Sherif Osman

Personal information
- Nationality: Egyptian
- Born: 15 September 1982 (age 43) Beni Mazar, Egypt

Sport
- Club: Police Sports Association: Egypt

Achievements and titles
- Paralympic finals: 2008 2012 2016 2020
- Highest world ranking: 1st
- Personal best: 211kg (-59kg) WR

Medal record
Representing Egypt
Powerlifting
Paralympic Games
| Gold medal – first place | 2008 Beijing | −56 kg |
| Gold medal – first place | 2012 London | −56 kg |
| Gold medal – first place | 2016 Rio de Janeiro | −59 kg |
| Silver medal – second place | 2020 Tokyo | −59 kg |
World Championships
| Gold medal – first place | 2010 Kuala Lumpur | −56 kg |
| Gold medal – first place | 2014 Dubai | −54 kg |
| Gold medal – first place | 2019 Nur-Sultan | Mixed team |
| Gold medal – first place | 2021 Tbilisi | −59 kg |
| Silver medal – second place | 2006 South Korea | −56 kg |

= Sherif Othman =

Egyptian Paralympic powerlifter

Sherif Othman, more commonly written internationally as Sherif Osman, (born 15 September 1982) is an Egyptian Paralympic powerlifter competing in the -56 kg class.

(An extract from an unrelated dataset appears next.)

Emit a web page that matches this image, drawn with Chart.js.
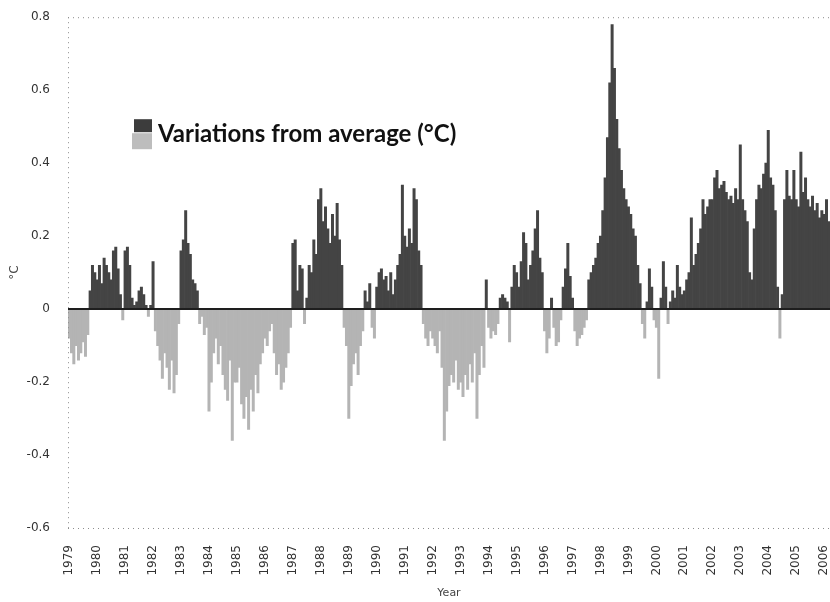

Othman has participated in four Summer Paralympic Games winning three gold medals and one silver medal. In the 2008 Summer Paralympics in Beijing he broke the world record with a lift of 202.5 kg. He surpassed his own record when he record a weight of 205 kg at the 2010 IPC Powerlifting World Championship. Then he surpassed his own record again of 205 kg when he record a weight of 211 kg at 2016 Summer Paralympics Games (Rio 2016) winning another gold medal.

In 2021, he won the gold medal in his event at the 2021 World Para Powerlifting Championships held in Tbilisi, Georgia.